Guayaquil: centro vital
Guayaquil, a medio camino de la ruta comercial
entre Panamá y El Callao, fue lugar óptimo para el aprovisionamiento de los
barcos que navegaban por ella. Su ubicación y la condición de
ciudad-puerto-adentro le dio gran importancia en el Pacífico sudamericano.
Mantuvo unidas, como extensiones marítimo-portuarias, a Manta, Santa Elena y
Puná. Esta última, la más vinculada, fue paso obligado y surgidero de grandes
navíos. Las familias indígenas, excelentes marinos, proveyeron de pilotos y
prácticos, además de maestranza calificada y calafates para la carena de los
buques en sus astilleros.
Guayaquil fue vía de ingreso de artículos
extranjeros al territorio de la Audiencia de Quito y, única salida para sus
productos.

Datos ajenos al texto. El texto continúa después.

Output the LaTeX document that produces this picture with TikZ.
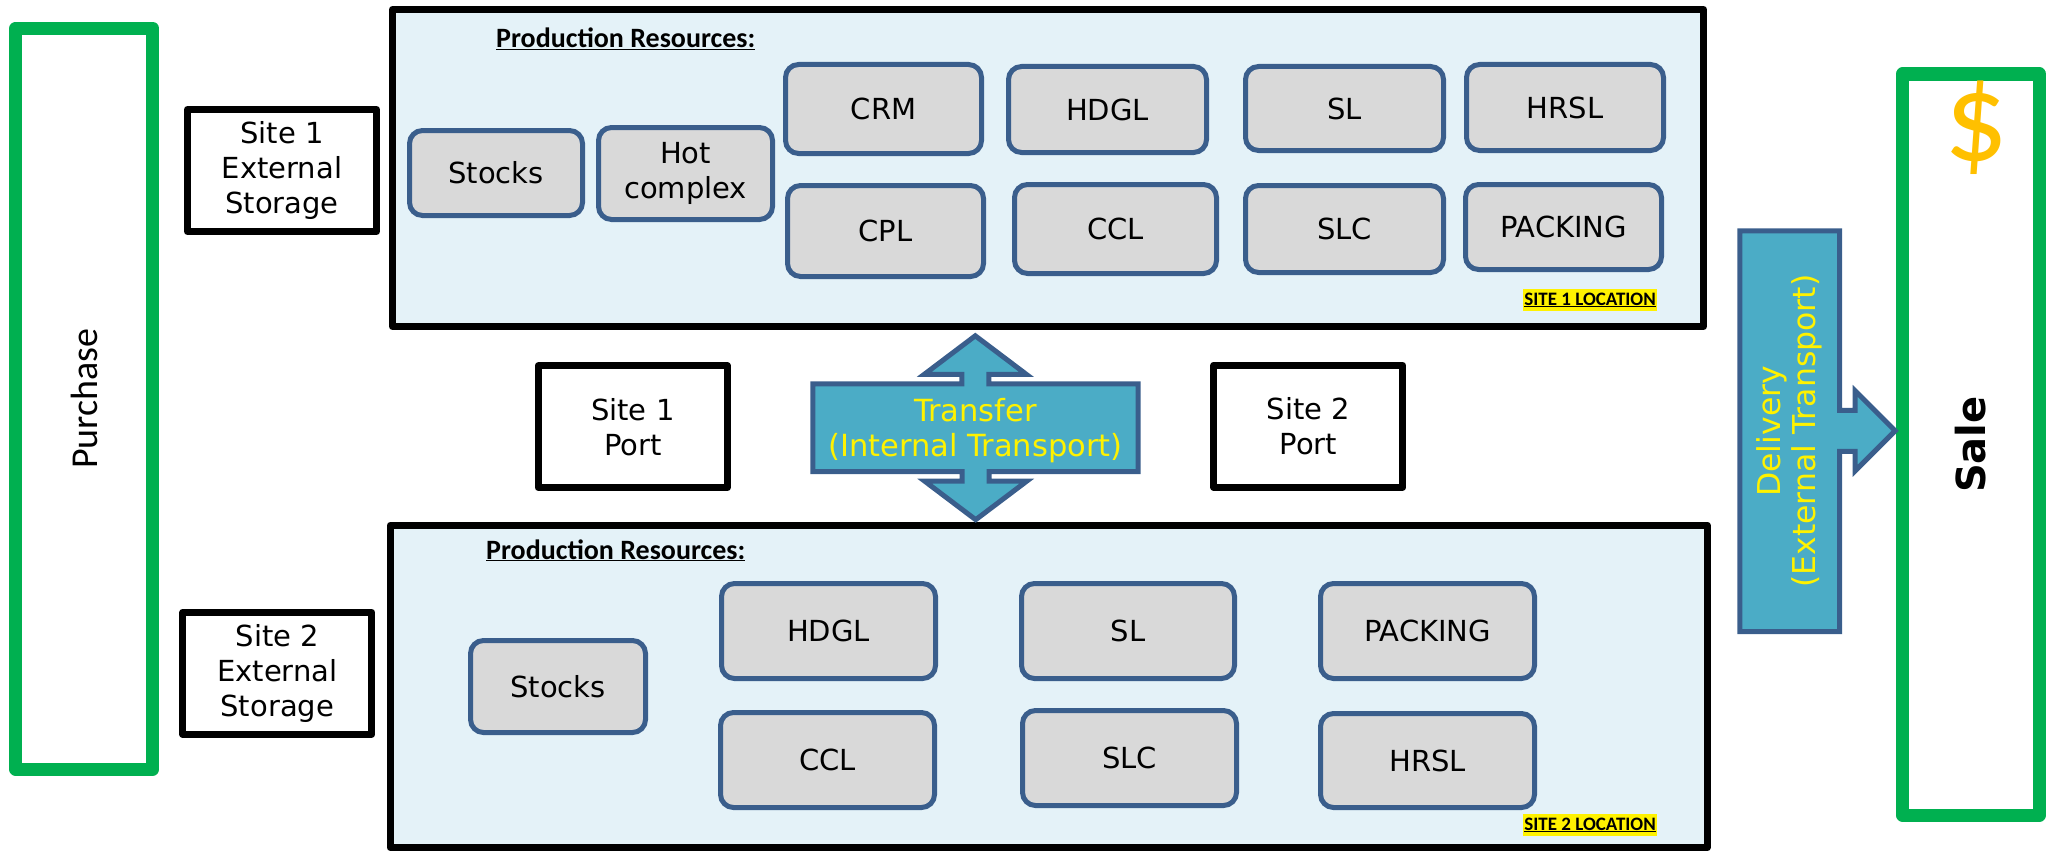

Los ríos Babahoyo, Daule, Yaguachi y Naranjal, tenían sus puertos
terminales, y constituían la apertura más franca al movimiento comercial y a la
comunicación con la Sierra. El río Babahoyo la más importante ruta fluvial de
Guayaquil, por este se viajaba a Guaranda, Riobamba, Quito y al norte.

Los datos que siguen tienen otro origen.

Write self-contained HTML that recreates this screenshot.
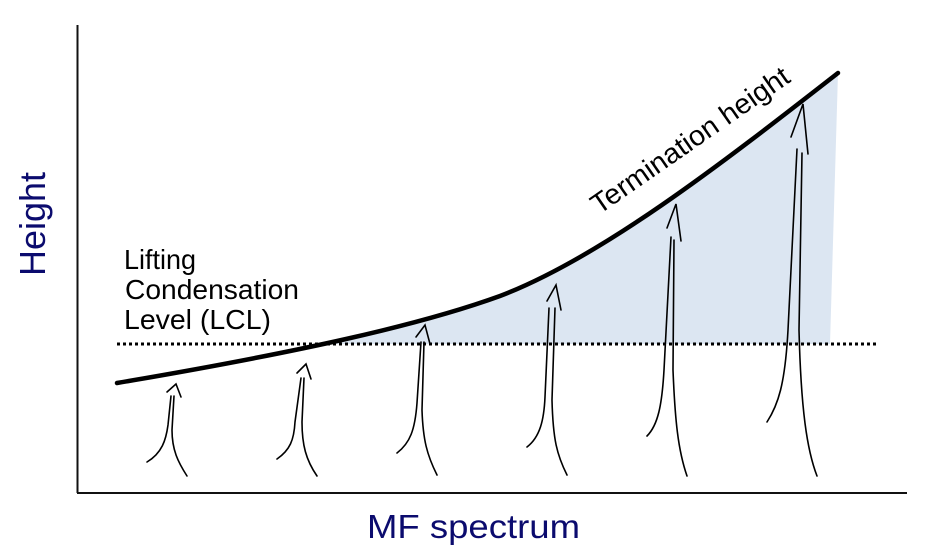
<!DOCTYPE html>
<html>
<head>
<meta charset="utf-8">
<style>
  html, body { margin: 0; padding: 0; background: #ffffff; }
  svg { display: block; }
</style>
</head>
<body>
<svg width="927" height="558" viewBox="0 0 927 558" xmlns="http://www.w3.org/2000/svg">
  <defs>
    <clipPath id="above">
      <rect x="0" y="0" width="927" height="344"/>
    </clipPath>
  </defs>
  <rect x="0" y="0" width="927" height="558" fill="#ffffff"/>

  <!-- shaded region -->
  <path clip-path="url(#above)" fill="#dce6f2"
        d="M117,383 C300,352 420,325 500,296 C600,258 720,165 838,73 L830,344 L117,344 Z"/>

  <!-- axes -->
  <line x1="77.5" y1="25" x2="77.5" y2="493" stroke="#111" stroke-width="2"/>
  <line x1="77" y1="493" x2="907" y2="493" stroke="#111" stroke-width="2"/>

  <!-- LCL dotted line -->
  <line x1="117" y1="344" x2="877" y2="344" stroke="#000" stroke-width="3" stroke-dasharray="3,3"/>

  <!-- termination height curve -->
  <path fill="none" stroke="#000" stroke-width="4.5" stroke-linecap="round"
        d="M117,383 C300,352 420,325 500,296 C600,258 720,165 838,73"/>

  <!-- updraft arrows -->
  <g fill="none" stroke="#000" stroke-width="1.6" stroke-linecap="round" stroke-linejoin="miter">
    <!-- 1 -->
    <path d="M147,462 C162,453 166,440 168,425 L171,396"/>
    <path d="M187,476 C178,462 172,450 172,430 L174,396"/>
    <path d="M167,392 L176,384 L181,397"/>
    <!-- 2 -->
    <path d="M277,459 C290,450 294,440 295,422 L301,378"/>
    <path d="M317,476 C306,460 302,445 302,422 L304,378"/>
    <path d="M297,373 L306,364 L311,379"/>
    <!-- 3 -->
    <path d="M397,453 C410,443 415,430 417,403 L421,342"/>
    <path d="M437,475 C427,455 423,440 422,410 L424,342"/>
    <path d="M416,337 L425,325 L430,344"/>
    <!-- 4 -->
    <path d="M527,447 C540,437 544,420 545,397 L549,308"/>
    <path d="M567,475 C557,455 553,440 552,400 L555,308"/>
    <path d="M547,301 L556,285 L561,310"/>
    <!-- 5 -->
    <path d="M647,436 C658,425 662,405 664,370 L671,237"/>
    <path d="M687,476 C678,450 675,420 673,370 L674,240"/>
    <path d="M667,228 L676,204 L681,241"/>
    <!-- 6 -->
    <path d="M767,422 C778,405 785,385 788,330 L797,149"/>
    <path d="M817,476 C807,450 801,410 799,330 L802,153"/>
    <path d="M791,137 L803,104 L808,154"/>
  </g>

  <!-- labels -->
  <g font-family="'Liberation Sans', Arial, sans-serif" fill="#000">
    <text x="124" y="269" font-size="28" textLength="72" lengthAdjust="spacingAndGlyphs">Lifting</text>
    <text x="125" y="299" font-size="28" textLength="174" lengthAdjust="spacingAndGlyphs">Condensation</text>
    <text x="124" y="329" font-size="28" textLength="147" lengthAdjust="spacingAndGlyphs">Level (LCL)</text>
    <text transform="translate(599,215) rotate(-34.8)" font-size="28" textLength="235" lengthAdjust="spacingAndGlyphs">Termination height</text>
  </g>

  <g font-family="'Liberation Sans', Arial, sans-serif" fill="#0b0b6e">
    <text transform="translate(45,224) rotate(-90)" text-anchor="middle" font-size="36" textLength="104" lengthAdjust="spacingAndGlyphs">Height</text>
    <text x="367" y="538" font-size="33" textLength="213" lengthAdjust="spacingAndGlyphs">MF spectrum</text>
  </g>
</svg>
</body>
</html>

Por el Yaguachi se llegaba a Alausí, y, el río
Naranjal enlazaba el comercio guayaquileño con Cuenca, Loja y el norte del
Perú. Vías que entraban al callejón andino y se repartían por el Camino Real.
El Daule, y su puerto fluvial, terminal del camino de Manta y Portoviejo, era
la arteria con que Guayaquil se comunicaba con la mitad occidental de la
provincia.
La red hidrográfica del Guayas servía como sistema
expedito para llegar al centro y oriente la provincia de Guayaquil. Santa Elena,
Portoviejo, La Canoa, etc., estaban fuera de su influencia, y el contacto del
cabotaje costero era insuficiente. Esto motivó la apertura de caminos de
herradura, que casi todo el año se encontraban en mal estado.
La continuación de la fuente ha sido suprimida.